## Task to carry out
Produce an exact copy of all the data below, dropping every image.

* BEGIN Data provided *

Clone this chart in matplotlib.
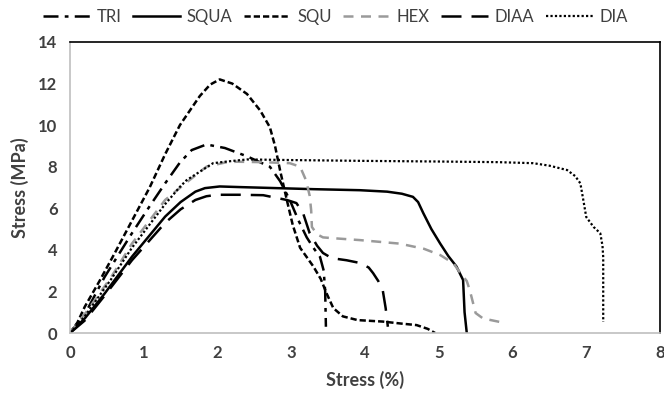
import matplotlib
matplotlib.use("Agg")
import matplotlib.pyplot as plt

plt.rcParams['font.family'] = ['Lato', 'DejaVu Sans']

tri_x = [0, 0.2, 0.47, 0.84, 1.08, 1.29, 1.49, 1.65, 1.85, 2.1, 2.4, 2.71, 2.85, 2.98, 3.1, 3.21, 3.3, 3.39, 3.44, 3.46, 3.47]
tri_y = [0, 0.9, 2.7, 4.8, 6.1, 7.2, 8.2, 8.8, 9.07, 8.9, 8.5, 8.0, 7.3, 6.4, 5.4, 4.6, 4.1, 3.66, 3.0, 2.0, 0.3]

squa_x = [0, 0.2, 0.47, 0.84, 1.29, 1.5, 1.7, 1.83, 2.03, 2.3, 3.0, 3.3, 3.93, 4.3, 4.5, 4.65, 4.72, 4.79, 4.9, 5.02, 5.13, 5.24, 5.33, 5.35, 5.38]
squa_y = [0, 0.7, 1.9, 3.67, 5.6, 6.3, 6.8, 6.97, 7.05, 7.02, 6.95, 6.92, 6.87, 6.8, 6.7, 6.55, 6.3, 5.77, 5.0, 4.3, 3.7, 3.2, 2.55, 1.0, 0]

squ_x = [0, 0.1, 0.2, 0.4, 0.6, 0.84, 1.08, 1.29, 1.49, 1.76, 1.9, 2.03, 2.2, 2.4, 2.58, 2.71, 2.78, 2.85, 2.94, 3.02, 3.12, 3.22, 3.3, 3.4, 3.48, 3.57, 3.7, 3.9, 4.24, 4.5, 4.7, 4.85, 4.95]
squ_y = [0, 0.5, 1.26, 2.5, 3.8, 5.4, 7.0, 8.6, 10.0, 11.4, 11.95, 12.2, 12.0, 11.5, 10.7, 9.9, 9.0, 7.8, 6.4, 5.2, 4.1, 3.6, 3.2, 2.6, 1.9, 1.2, 0.8, 0.62, 0.55, 0.45, 0.38, 0.2, 0]

hex_x = [0, 0.2, 0.56, 0.84, 1.29, 1.6, 1.85, 2.1, 2.26, 2.6, 2.98, 3.12, 3.2, 3.25, 3.27, 3.28, 3.35, 3.43, 3.57, 3.93, 4.47, 4.8, 5.02, 5.2, 5.29, 5.38, 5.42, 5.5, 5.6, 5.83]
hex_y = [0, 0.9, 2.7, 4.3, 6.4, 7.3, 8.0, 8.2, 8.24, 8.22, 8.17, 8.0, 7.35, 6.6, 5.9, 5.1, 4.75, 4.6, 4.56, 4.47, 4.3, 4.05, 3.75, 3.35, 2.9, 2.5, 2.07, 0.96, 0.7, 0.53]

diaa_x = [0, 0.2, 0.47, 0.84, 1.29, 1.5, 1.7, 1.85, 2.0, 2.3, 2.62, 2.94, 3.07, 3.16, 3.25, 3.35, 3.43, 3.55, 3.75, 3.93, 4.05, 4.11, 4.18, 4.24, 4.28, 4.31]
diaa_y = [0, 0.6, 1.8, 3.5, 5.3, 5.95, 6.4, 6.58, 6.65, 6.65, 6.63, 6.4, 6.25, 5.77, 4.8, 4.2, 3.85, 3.6, 3.5, 3.37, 3.15, 2.88, 2.5, 2.07, 1.2, 0.3]

dia_x = [0, 0.2, 0.56, 0.84, 1.29, 1.49, 1.58, 1.94, 2.13, 2.4, 3.0, 4.0, 5.0, 5.8, 6.28, 6.5, 6.74, 6.85, 6.92, 6.96, 7.0, 7.1, 7.19, 7.22, 7.23, 7.23]
dia_y = [0, 0.8, 2.6, 4.1, 6.2, 7.03, 7.35, 8.17, 8.25, 8.35, 8.32, 8.28, 8.25, 8.22, 8.17, 8.05, 7.84, 7.55, 7.2, 6.4, 5.58, 5.1, 4.8, 4.2, 3.65, 0.53]

fig = plt.figure(figsize=(6.64, 3.99), dpi=100)
ax = fig.add_axes([70/664, 1 - 333/399, 590/664, 291/399])

ax.plot(tri_x, tri_y, color='black', lw=1.8, ls=(0, (6, 2.5, 1.5, 2.5)), label='TRI')
ax.plot(squa_x, squa_y, color='black', lw=1.8, ls='-', label='SQUA')
ax.plot(squ_x, squ_y, color='black', lw=1.8, ls=(0, (2.5, 1.2)), label='SQU')
ax.plot(hex_x, hex_y, color='#9a9a9a', lw=1.8, ls=(0, (4, 3)), label='HEX')
ax.plot(diaa_x, diaa_y, color='black', lw=1.8, ls=(0, (8, 4)), label='DIAA')
ax.plot(dia_x, dia_y, color='black', lw=1.6, ls=(0, (1, 1)), label='DIA')

ax.set_xlim(0, 8)
ax.set_ylim(0, 14)
ax.set_xticks(range(0, 9))
ax.set_yticks(range(0, 15, 2))
ax.tick_params(length=0, labelsize=12, labelcolor='#404040', pad=9)
for lab in ax.get_xticklabels() + ax.get_yticklabels():
    lab.set_fontweight('bold')

ax.spines['left'].set_color('#bfbfbf')
ax.spines['bottom'].set_color('#bfbfbf')
ax.spines['top'].set_color('black')
ax.spines['right'].set_color('black')
for s in ax.spines.values():
    s.set_linewidth(1.2)

ax.set_xlabel('Stress (%)', fontsize=13, fontweight='bold', color='#404040', labelpad=7)
ax.set_ylabel('Stress (MPa)', fontsize=13, fontweight='bold', color='#404040', labelpad=7)

fig.legend(loc='upper center', bbox_to_anchor=(0.505, 1.015), ncol=6, frameon=False,
           fontsize=12, handlelength=2.8, handletextpad=0.4, columnspacing=0.7,
           labelcolor='#404040')

fig.savefig('out.png', dpi=100)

* END Data provided *

## Task output
Clone this chart in matplotlib.
import matplotlib
matplotlib.use("Agg")
import matplotlib.pyplot as plt

plt.rcParams['font.family'] = ['Lato', 'DejaVu Sans']

tri_x = [0, 0.2, 0.47, 0.84, 1.08, 1.29, 1.49, 1.65, 1.85, 2.1, 2.4, 2.71, 2.85, 2.98, 3.1, 3.21, 3.3, 3.39, 3.44, 3.46, 3.47]
tri_y = [0, 0.9, 2.7, 4.8, 6.1, 7.2, 8.2, 8.8, 9.07, 8.9, 8.5, 8.0, 7.3, 6.4, 5.4, 4.6, 4.1, 3.66, 3.0, 2.0, 0.3]

squa_x = [0, 0.2, 0.47, 0.84, 1.29, 1.5, 1.7, 1.83, 2.03, 2.3, 3.0, 3.3, 3.93, 4.3, 4.5, 4.65, 4.72, 4.79, 4.9, 5.02, 5.13, 5.24, 5.33, 5.35, 5.38]
squa_y = [0, 0.7, 1.9, 3.67, 5.6, 6.3, 6.8, 6.97, 7.05, 7.02, 6.95, 6.92, 6.87, 6.8, 6.7, 6.55, 6.3, 5.77, 5.0, 4.3, 3.7, 3.2, 2.55, 1.0, 0]

squ_x = [0, 0.1, 0.2, 0.4, 0.6, 0.84, 1.08, 1.29, 1.49, 1.76, 1.9, 2.03, 2.2, 2.4, 2.58, 2.71, 2.78, 2.85, 2.94, 3.02, 3.12, 3.22, 3.3, 3.4, 3.48, 3.57, 3.7, 3.9, 4.24, 4.5, 4.7, 4.85, 4.95]
squ_y = [0, 0.5, 1.26, 2.5, 3.8, 5.4, 7.0, 8.6, 10.0, 11.4, 11.95, 12.2, 12.0, 11.5, 10.7, 9.9, 9.0, 7.8, 6.4, 5.2, 4.1, 3.6, 3.2, 2.6, 1.9, 1.2, 0.8, 0.62, 0.55, 0.45, 0.38, 0.2, 0]

hex_x = [0, 0.2, 0.56, 0.84, 1.29, 1.6, 1.85, 2.1, 2.26, 2.6, 2.98, 3.12, 3.2, 3.25, 3.27, 3.28, 3.35, 3.43, 3.57, 3.93, 4.47, 4.8, 5.02, 5.2, 5.29, 5.38, 5.42, 5.5, 5.6, 5.83]
hex_y = [0, 0.9, 2.7, 4.3, 6.4, 7.3, 8.0, 8.2, 8.24, 8.22, 8.17, 8.0, 7.35, 6.6, 5.9, 5.1, 4.75, 4.6, 4.56, 4.47, 4.3, 4.05, 3.75, 3.35, 2.9, 2.5, 2.07, 0.96, 0.7, 0.53]

diaa_x = [0, 0.2, 0.47, 0.84, 1.29, 1.5, 1.7, 1.85, 2.0, 2.3, 2.62, 2.94, 3.07, 3.16, 3.25, 3.35, 3.43, 3.55, 3.75, 3.93, 4.05, 4.11, 4.18, 4.24, 4.28, 4.31]
diaa_y = [0, 0.6, 1.8, 3.5, 5.3, 5.95, 6.4, 6.58, 6.65, 6.65, 6.63, 6.4, 6.25, 5.77, 4.8, 4.2, 3.85, 3.6, 3.5, 3.37, 3.15, 2.88, 2.5, 2.07, 1.2, 0.3]

dia_x = [0, 0.2, 0.56, 0.84, 1.29, 1.49, 1.58, 1.94, 2.13, 2.4, 3.0, 4.0, 5.0, 5.8, 6.28, 6.5, 6.74, 6.85, 6.92, 6.96, 7.0, 7.1, 7.19, 7.22, 7.23, 7.23]
dia_y = [0, 0.8, 2.6, 4.1, 6.2, 7.03, 7.35, 8.17, 8.25, 8.35, 8.32, 8.28, 8.25, 8.22, 8.17, 8.05, 7.84, 7.55, 7.2, 6.4, 5.58, 5.1, 4.8, 4.2, 3.65, 0.53]

fig = plt.figure(figsize=(6.64, 3.99), dpi=100)
ax = fig.add_axes([70/664, 1 - 333/399, 590/664, 291/399])

ax.plot(tri_x, tri_y, color='black', lw=1.8, ls=(0, (6, 2.5, 1.5, 2.5)), label='TRI')
ax.plot(squa_x, squa_y, color='black', lw=1.8, ls='-', label='SQUA')
ax.plot(squ_x, squ_y, color='black', lw=1.8, ls=(0, (2.5, 1.2)), label='SQU')
ax.plot(hex_x, hex_y, color='#9a9a9a', lw=1.8, ls=(0, (4, 3)), label='HEX')
ax.plot(diaa_x, diaa_y, color='black', lw=1.8, ls=(0, (8, 4)), label='DIAA')
ax.plot(dia_x, dia_y, color='black', lw=1.6, ls=(0, (1, 1)), label='DIA')

ax.set_xlim(0, 8)
ax.set_ylim(0, 14)
ax.set_xticks(range(0, 9))
ax.set_yticks(range(0, 15, 2))
ax.tick_params(length=0, labelsize=12, labelcolor='#404040', pad=9)
for lab in ax.get_xticklabels() + ax.get_yticklabels():
    lab.set_fontweight('bold')

ax.spines['left'].set_color('#bfbfbf')
ax.spines['bottom'].set_color('#bfbfbf')
ax.spines['top'].set_color('black')
ax.spines['right'].set_color('black')
for s in ax.spines.values():
    s.set_linewidth(1.2)

ax.set_xlabel('Stress (%)', fontsize=13, fontweight='bold', color='#404040', labelpad=7)
ax.set_ylabel('Stress (MPa)', fontsize=13, fontweight='bold', color='#404040', labelpad=7)

fig.legend(loc='upper center', bbox_to_anchor=(0.505, 1.015), ncol=6, frameon=False,
           fontsize=12, handlelength=2.8, handletextpad=0.4, columnspacing=0.7,
           labelcolor='#404040')

fig.savefig('out.png', dpi=100)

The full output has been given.